Cost remains a hurdle, as while the site makes its outgoings more efficient, the bidding for third party acquisitions is still getting more heated.
“You have supply and demand settling out,” he observed. “We would love to provide as many of those stories as possible to the consumer.”
An increasingly common workaround for Netflix has been to join projects as co-producer in partnership with broadcasters around the world, including, most recently, deals with ITV’s Paranoia and E4. Netflix sacrifices the first-run rights in one territory for the first-run rights everywhere else, before streaming it in the original country several months later. At the moment, around one-third of Netflix’s total library is made of originals, with the 50 per cent target including titles owned and produced by Netflix and co-productions. The other half will be acquisitions of older films and TV shows.

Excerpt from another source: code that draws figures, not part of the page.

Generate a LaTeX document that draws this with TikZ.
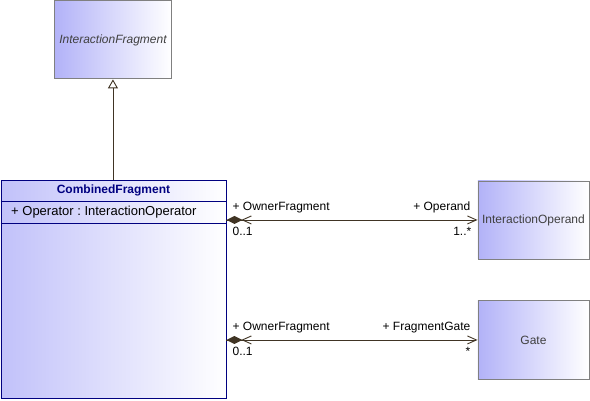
\documentclass[tikz,border=0pt]{standalone}
\usepackage{fontspec}
\setmainfont{Liberation Sans}
\usetikzlibrary{positioning}
\usetikzlibrary{arrows.meta}
\usetikzlibrary{calc}
\definecolor{classfill}{RGB}{178,178,248}
\definecolor{classline}{RGB}{128,128,128}
\definecolor{navyline}{RGB}{0,0,128}
\definecolor{assocline}{RGB}{64,52,36}
\definecolor{boxtext}{RGB}{64,64,64}
\newcommand\composite[1]{%
\fill[assocline] (#1) -- ++(8,4) -- ++(8,-4) -- ++(-8,-4) -- cycle;
\draw[assocline,line width=0.9pt] ($(#1)+(25,4)$) -- ++(-9,-4) -- ++(9,-4);
}
\frenchspacing

\begin{document}
\begin{tikzpicture}[x=1pt,y=1pt,
  every node/.style={font=\fontsize{12}{14}\selectfont,inner sep=0pt},
  classbox/.style={draw=classline,line width=0.9pt,left color=classfill,right color=white,text=boxtext,anchor=north west},
  cfbox/.style={draw=navyline,line width=0.9pt,left color=classfill!80!white,right color=white,anchor=north west},
  assoc/.style={draw=assocline,line width=0.9pt,-{Straight Barb[length=9pt,width=8pt]}},
  generalize/.style={draw=assocline,line width=0.9pt,-{Triangle[open,length=9pt,width=10pt,fill=white]}},
  rolelabel/.style={text=black}]
	%% canvas
	\useasboundingbox (0,0) rectangle (590,400);

	% classes
	\node[classbox,minimum width=117pt,minimum height=78pt,font=\fontsize{12}{14}\selectfont\itshape] (ifrag) at (54,399.5) {InteractionFragment};
	\node[cfbox,minimum width=225pt,minimum height=218pt] (cf) at (0.5,220) {};
	\node[classbox,minimum width=111pt,minimum height=78pt] (op) at (477.5,219.5) {InteractionOperand};
	\node[classbox,minimum width=111pt,minimum height=79pt] (gate) at (477.5,100) {Gate};

	% compartments of CombinedFragment
	\draw[navyline,line width=0.9pt] ($(cf.north west)+(0,-21)$) -- ($(cf.north east)+(0,-21)$);
	\draw[navyline,line width=0.9pt] ($(cf.north west)+(0,-43)$) -- ($(cf.north east)+(0,-43)$);
	\node[text=navyline,font=\fontsize{12}{14}\selectfont\bfseries] (cfname) at ($(cf.north)+(0,-10.5)$) {CombinedFragment};
	\node[anchor=west,font=\fontsize{13}{15}\selectfont] (cfattr) at ($(cf.north west)+(10.5,-32)$) {+ Operator : InteractionOperator};

	% generalization
	\draw[generalize] (cf.north -| ifrag.south) -- (ifrag.south);

	% associations
	\coordinate (s1) at (cf.east |- op.west);
	\coordinate (s2) at (cf.east |- gate.west);
	\draw[assoc] (s1) -- (op.west);
	\draw[assoc] (s2) -- (gate.west);
	\composite{s1}
	\composite{s2}

	\node[rolelabel,anchor=base west] (own1) at ($(s1)+(6,9.7)$) {+ OwnerFragment};
	\node[rolelabel,anchor=base west] (mult1) at ($(s1)+(6,-15.3)$) {0..1};
	\node[rolelabel,anchor=base east] (opname) at ($(op.west)+(-7,9.7)$) {+ Operand};
	\node[rolelabel,anchor=base east] (mult2) at ($(op.west)+(-6,-15.3)$) {1..*};

	\node[rolelabel,anchor=base west] (own2) at ($(s2)+(6,9.7)$) {+ OwnerFragment};
	\node[rolelabel,anchor=base west] (mult3) at ($(s2)+(6,-15.3)$) {0..1};
	\node[rolelabel,anchor=base east] (gatename) at ($(gate.west)+(-7,9.7)$) {+ FragmentGate};
	\node[rolelabel,anchor=base east] (mult4) at ($(gate.west)+(-7,-15.3)$) {*};
\end{tikzpicture}
\end{document}
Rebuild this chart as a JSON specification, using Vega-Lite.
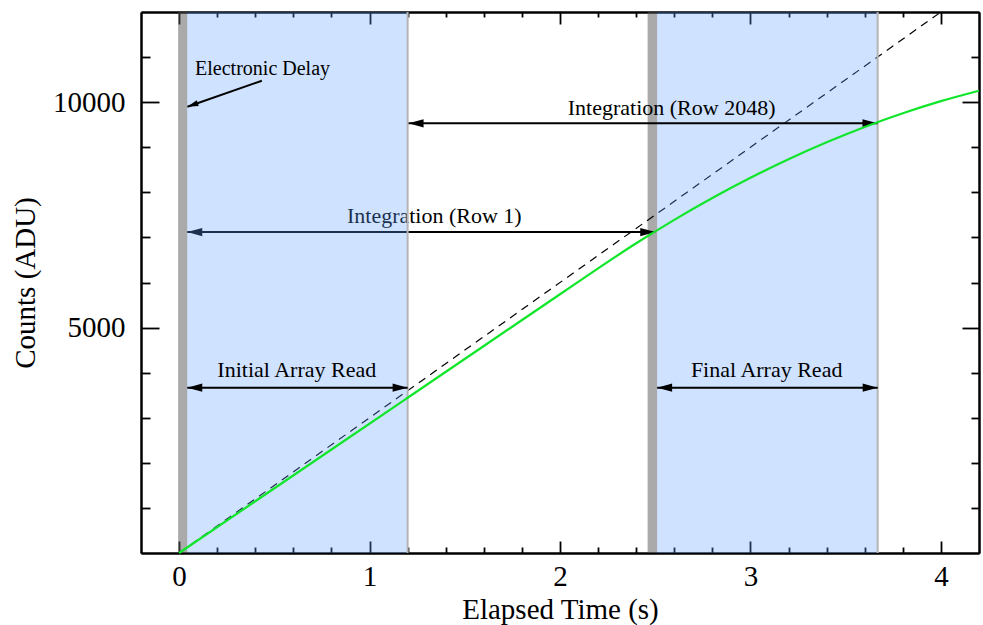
{
  "$schema": "https://vega.github.io/schema/vega-lite/v6.json",
  "width": 838,
  "height": 541,
  "autosize": "none",
  "padding": {"left": 141, "top": 12, "right": 4, "bottom": 72},
  "background": "white",
  "config": {
    "view": {"stroke": null},
    "axis": {
      "grid": false,
      "domainColor": "black",
      "domainWidth": 2,
      "tickColor": "black",
      "tickWidth": 1.8,
      "labelColor": "black",
      "labelFont": "Liberation Serif",
      "labelFontSize": 29,
      "titleFont": "Liberation Serif",
      "titleFontSize": 29,
      "titleFontWeight": "normal",
      "titleColor": "black"
    },
    "text": {"font": "Liberation Serif"}
  },
  "datasets": {
    "grayBands": [{"t1": -0.005, "t2": 0.043}, {"t1": 2.46, "t2": 2.51}],
    "blueBands": [{"t1": 0.043, "t2": 1.2}, {"t1": 2.51, "t2": 3.668}],
    "edges": [{"t": 1.2}, {"t": 3.668}],
    "ideal": [{"t": 0, "c": 0}, {"t": 4.0, "c": 12000}],
    "measured": [
      {"t": 0, "c": 0}, {"t": 0.4, "c": 1148}, {"t": 0.8, "c": 2296}, {"t": 1.2, "c": 3444},
      {"t": 1.6, "c": 4592}, {"t": 2.0, "c": 5740}, {"t": 2.2, "c": 6314}, {"t": 2.4, "c": 6870},
      {"t": 2.6, "c": 7390}, {"t": 2.8, "c": 7874}, {"t": 3.0, "c": 8322}, {"t": 3.2, "c": 8734},
      {"t": 3.4, "c": 9110}, {"t": 3.6, "c": 9450}, {"t": 3.8, "c": 9754}, {"t": 4.0, "c": 10022},
      {"t": 4.2, "c": 10254}
    ],
    "row1Arrow": [{"t1": 0.043, "t2": 2.5, "c": 7120}],
    "row1HeadL": [{"t": 0.043, "c": 7120}],
    "row1HeadR": [{"t": 2.5, "c": 7120}],
    "row1Text": [{"t": 1.34, "c": 7313, "label": "Integration (Row 1)"}],
    "row2048Arrow": [{"t1": 1.205, "t2": 3.667, "c": 9531}],
    "readArrows": [{"t1": 0.043, "t2": 1.2, "c": 3667}, {"t1": 2.51, "t2": 3.668, "c": 3667}],
    "headsL": [{"t": 1.205, "c": 9531}, {"t": 0.043, "c": 3667}, {"t": 2.51, "c": 3667}],
    "headsR": [{"t": 3.667, "c": 9531}, {"t": 1.2, "c": 3667}, {"t": 3.668, "c": 3667}],
    "labels": [
      {"t": 2.586, "c": 9715, "label": "Integration (Row 2048)"},
      {"t": 0.618, "c": 3910, "label": "Initial Array Read"},
      {"t": 3.085, "c": 3910, "label": "Final Array Read"}
    ],
    "delayArrow": [{"t1": 0.4347, "c1": 10476, "t2": 0.0436, "c2": 9899}],
    "delayHead": [{"t": 0.0436, "c": 9899}],
    "delayText": [{"t": 0.084, "c": 10602, "label": "Electronic Delay"}]
  },
  "resolve": {"axis": {"x": "independent", "y": "independent"}},
  "layer": [
    {
      "data": {"name": "grayBands"},
      "mark": {"type": "rect", "fill": "#555555", "opacity": 0.5},
      "encoding": {
        "x": {"field": "t1", "type": "quantitative", "scale": {"domain": [-0.2, 4.2], "nice": false, "zero": false}, "axis": null},
        "x2": {"field": "t2"}
      }
    },
    {
      "data": {"name": "ideal"},
      "mark": {"type": "line", "color": "black", "strokeWidth": 1.2, "strokeDash": [8, 6]},
      "encoding": {
        "x": {"field": "t", "type": "quantitative", "scale": {"domain": [-0.2, 4.2], "nice": false, "zero": false},
              "axis": {"orient": "bottom", "values": [0.2, 0.4, 0.6, 0.8, 1.2, 1.4, 1.6, 1.8, 2.2, 2.4, 2.6, 2.8, 3.2, 3.4, 3.6, 3.8], "labels": false, "tickSize": -6, "title": null}},
        "y": {"field": "c", "type": "quantitative", "scale": {"domain": [0, 12000], "nice": false, "zero": false},
              "axis": {"orient": "left", "values": [1000, 2000, 3000, 4000, 6000, 7000, 8000, 9000, 11000], "labels": false, "tickSize": -9, "title": null}}
      }
    },
    {
      "data": {"name": "row1Arrow"},
      "mark": {"type": "rule", "color": "black", "strokeWidth": 2},
      "encoding": {
        "x": {"field": "t1", "type": "quantitative", "scale": {"domain": [-0.2, 4.2], "nice": false, "zero": false},
              "axis": {"orient": "top", "values": [0, 1, 2, 3, 4], "labels": false, "tickSize": -12, "title": null}},
        "x2": {"field": "t2"},
        "y": {"field": "c", "type": "quantitative", "scale": {"domain": [0, 12000], "nice": false, "zero": false},
              "axis": {"orient": "right", "values": [5000, 10000], "labels": false, "tickSize": -17, "title": null}}
      }
    },
    {
      "data": {"name": "row1HeadL"},
      "mark": {"type": "point", "shape": "M0,0L2,-0.55L2,0.55Z", "filled": true, "size": 225, "color": "black", "opacity": 1},
      "encoding": {
        "x": {"field": "t", "type": "quantitative", "axis": null},
        "y": {"field": "c", "type": "quantitative", "axis": null}
      }
    },
    {
      "data": {"name": "row1HeadR"},
      "mark": {"type": "point", "shape": "M0,0L-2,-0.55L-2,0.55Z", "filled": true, "size": 225, "color": "black", "opacity": 1},
      "encoding": {
        "x": {"field": "t", "type": "quantitative", "axis": null},
        "y": {"field": "c", "type": "quantitative", "axis": null}
      }
    },
    {
      "data": {"name": "row1Text"},
      "mark": {"type": "text", "font": "Liberation Serif", "fontSize": 22, "align": "center", "baseline": "alphabetic", "color": "black"},
      "encoding": {
        "x": {"field": "t", "type": "quantitative", "axis": null},
        "y": {"field": "c", "type": "quantitative", "axis": null},
        "text": {"field": "label"}
      }
    },
    {
      "data": {"name": "blueBands"},
      "mark": {"type": "rect", "fill": "#5f9eff", "opacity": 0.3},
      "encoding": {
        "x": {"field": "t1", "type": "quantitative", "axis": null},
        "x2": {"field": "t2"}
      }
    },
    {
      "data": {"name": "edges"},
      "mark": {"type": "rule", "color": "#b5b5b5", "strokeWidth": 2},
      "encoding": {
        "x": {"field": "t", "type": "quantitative", "axis": null}
      }
    },
    {
      "data": {"name": "row2048Arrow"},
      "mark": {"type": "rule", "color": "black", "strokeWidth": 2},
      "encoding": {
        "x": {"field": "t1", "type": "quantitative", "scale": {"domain": [-0.2, 4.2], "nice": false, "zero": false},
              "axis": {"orient": "top", "values": [0.2, 0.4, 0.6, 0.8, 1.2, 1.4, 1.6, 1.8, 2.2, 2.4, 2.6, 2.8, 3.2, 3.4, 3.6, 3.8], "labels": false, "tickSize": -5, "title": null}},
        "x2": {"field": "t2"},
        "y": {"field": "c", "type": "quantitative", "scale": {"domain": [0, 12000], "nice": false, "zero": false},
              "axis": {"orient": "right", "values": [1000, 2000, 3000, 4000, 6000, 7000, 8000, 9000, 11000], "labels": false, "tickSize": -8, "title": null}}
      }
    },
    {
      "data": {"name": "readArrows"},
      "mark": {"type": "rule", "color": "black", "strokeWidth": 2},
      "encoding": {
        "x": {"field": "t1", "type": "quantitative", "axis": null},
        "x2": {"field": "t2"},
        "y": {"field": "c", "type": "quantitative", "axis": null}
      }
    },
    {
      "data": {"name": "headsL"},
      "mark": {"type": "point", "shape": "M0,0L2,-0.55L2,0.55Z", "filled": true, "size": 225, "color": "black", "opacity": 1},
      "encoding": {
        "x": {"field": "t", "type": "quantitative", "axis": null},
        "y": {"field": "c", "type": "quantitative", "axis": null}
      }
    },
    {
      "data": {"name": "headsR"},
      "mark": {"type": "point", "shape": "M0,0L-2,-0.55L-2,0.55Z", "filled": true, "size": 225, "color": "black", "opacity": 1},
      "encoding": {
        "x": {"field": "t", "type": "quantitative", "axis": null},
        "y": {"field": "c", "type": "quantitative", "axis": null}
      }
    },
    {
      "data": {"name": "measured"},
      "mark": {"type": "line", "color": "#11e62b", "strokeWidth": 2.2, "interpolate": "monotone"},
      "encoding": {
        "x": {"field": "t", "type": "quantitative", "scale": {"domain": [-0.2, 4.2], "nice": false, "zero": false},
              "axis": {"orient": "bottom", "values": [0, 1, 2, 3, 4], "format": "d", "tickSize": -12, "labelPadding": 21, "title": "Elapsed Time (s)", "titlePadding": 4}},
        "y": {"field": "c", "type": "quantitative", "scale": {"domain": [0, 12000], "nice": false, "zero": false},
              "axis": {"orient": "left", "values": [5000, 10000], "format": "d", "tickSize": -18, "labelPadding": 34, "title": "Counts (ADU)", "titlePadding": 12}}
      }
    },
    {
      "data": {"name": "labels"},
      "mark": {"type": "text", "font": "Liberation Serif", "fontSize": 22, "align": "center", "baseline": "alphabetic", "color": "black"},
      "encoding": {
        "x": {"field": "t", "type": "quantitative", "axis": null},
        "y": {"field": "c", "type": "quantitative", "axis": null},
        "text": {"field": "label"}
      }
    },
    {
      "data": {"name": "delayArrow"},
      "mark": {"type": "rule", "color": "black", "strokeWidth": 2},
      "encoding": {
        "x": {"field": "t1", "type": "quantitative", "axis": null},
        "y": {"field": "c1", "type": "quantitative", "axis": null},
        "x2": {"field": "t2"},
        "y2": {"field": "c2"}
      }
    },
    {
      "data": {"name": "delayHead"},
      "mark": {"type": "point", "shape": "M0,0L2,-0.55L2,0.55Z", "filled": true, "size": 121, "angle": 340.7, "color": "black", "opacity": 1},
      "encoding": {
        "x": {"field": "t", "type": "quantitative", "axis": null},
        "y": {"field": "c", "type": "quantitative", "axis": null}
      }
    },
    {
      "data": {"name": "delayText"},
      "mark": {"type": "text", "font": "Liberation Serif", "fontSize": 20, "align": "left", "baseline": "alphabetic", "color": "black"},
      "encoding": {
        "x": {"field": "t", "type": "quantitative", "axis": null},
        "y": {"field": "c", "type": "quantitative", "axis": null},
        "text": {"field": "label"}
      }
    }
  ]
}
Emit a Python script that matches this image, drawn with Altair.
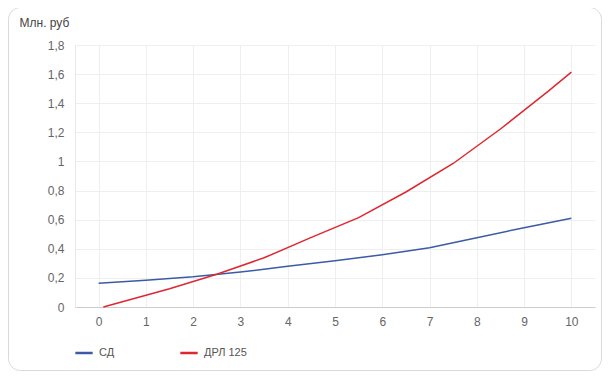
import altair as alt
import pandas as pd

# Series "СД" (blue)
sd_x = [0, 1, 2, 3, 4, 5, 6, 7, 8, 9, 10]
sd_y = [0.163, 0.183, 0.207, 0.240, 0.280, 0.317, 0.359, 0.407, 0.476, 0.545, 0.609]

# Series "ДРЛ 125" (red)
drl_x = [0.1, 1.5, 2.5, 3.5, 4.5, 5.5, 6.5, 7.5, 8.5, 9.5, 10]
drl_y = [0.0, 0.126, 0.225, 0.338, 0.478, 0.614, 0.79, 0.986, 1.223, 1.48, 1.614]

series_names = ["СД", "ДРЛ 125"]
series_colors = ["#3b5ba5", "#e0262f"]

x_ticks = list(range(0, 11))
y_ticks = [0, 0.2, 0.4, 0.6, 0.8, 1.0, 1.2, 1.4, 1.6, 1.8]

rows = []
for x, y in zip(sd_x, sd_y):
    rows.append({"series": series_names[0], "x": x, "y": y, "order": len(rows)})
for x, y in zip(drl_x, drl_y):
    rows.append({"series": series_names[1], "x": x, "y": y, "order": len(rows)})
df = pd.DataFrame(rows)

FONT = "Liberation Sans"
W, H = 520, 262

lines = alt.Chart(df).mark_line(strokeWidth=1.5, interpolate="linear").encode(
    x=alt.X("x:Q",
            scale=alt.Scale(domain=[-0.5, 10.5], nice=False, zero=False),
            axis=alt.Axis(values=x_ticks, title=None, format="d",
                          grid=True, gridColor="#efefef",
                          domainColor="#cccccc", ticks=False,
                          labelPadding=9, labelFontSize=12,
                          labelColor="#666666", labelFont=FONT)),
    y=alt.Y("y:Q",
            scale=alt.Scale(domain=[0, 1.8], nice=False),
            axis=alt.Axis(values=y_ticks, title="Млн. руб",
                          labelExpr="replace(format(datum.value, '.1~f'), '.', ',')",
                          grid=True, gridColor="#efefef",
                          domainColor="#e8e8e8", ticks=False,
                          labelPadding=11, labelFontSize=12,
                          labelColor="#666666", labelFont=FONT,
                          titleAngle=0, titleAlign="left", titleBaseline="middle",
                          titleX=-56, titleY=-23, titleFontSize=12,
                          titleFontWeight="normal", titleColor="#444444",
                          titleFont=FONT)),
    color=alt.Color("series:N",
                    scale=alt.Scale(domain=series_names, range=series_colors),
                    legend=alt.Legend(title=None, orient="none",
                                      legendX=-1, legendY=298,
                                      direction="horizontal",
                                      symbolType="stroke", symbolSize=300,
                                      symbolStrokeWidth=2.5,
                                      labelFontSize=11, labelColor="#555555",
                                      labelFont=FONT, labelOffset=5,
                                      columnPadding=60)),
    detail="series:N",
    order="order:Q",
)

card = alt.Chart(pd.DataFrame({"k": [0]})).mark_rect(
    fill=None, stroke="#d9d9d9", strokeWidth=1, cornerRadius=12
).encode(
    x=alt.value(-66.5), x2=alt.value(526.5),
    y=alt.value(-37.5), y2=alt.value(325.5),
)

chart = alt.layer(card, lines).properties(
    width=W, height=H,
    padding={"left": 67, "top": 37, "right": 7, "bottom": 65},
    autosize=alt.AutoSizeParams(type="none"),
    background="white",
).configure_view(stroke=None)

chart.save("out.html", embed_options={"renderer": "svg", "actions": False})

The momentum continues to build. This year, Netflix has a whopping 600 hours of original programming in the pipeline, up from 450 hours in 2015, content chief Ted Sarandos announced at the start of 2016. Content spend on a profit and loss basis is set to rise from $5 billion this year to more than $6 billion in 2017, reports Variety.
That doesn’t necessarily mean they are making big blockbusters, though. The site generated headlines recently when it was revealed that it would be spend around $90 million on David Ayer’s new film, Bright, starring Will Smith and Joel Edgerton. That, Wells noted, is not the norm.
Worldwide, the plan is to have around 80 per cent US content and 20 per cent local content in a country’s native language – except for Japan, where the split is closer to 50/50.
To fund these expanding ambitions, Netflix has received some negative feedback for raising its prices. After freezing older customers’ monthly fees for two years, customers are now being bumped to $9.99 a month in US and £7.49 in the UK for an account with up to two simultaneous HD streams. Despite some short-term churn, the long-term goal is thought to be worth it, as it calculates the best things to be adding to its line-up to attract and retain subscribers.
Despite its reputation for number-crunching, though, Wells said that data isn’t the be all and end all: “There’s no substitute for great creative execution – we are not at a point where we can get great content from a machine.”
The end game is to be adding something that appeals to every customer demographic – not just in general, but on a regular basis every month. October’s line-up is already notably diverse, although Wells admitted “we’ve got a ways to go”. The result is a formula for success that Netflix is confident will pay off: of those who do cancel their subscription, between one-third and half eventually return, revealed Wells.
And so the shift to original content continues.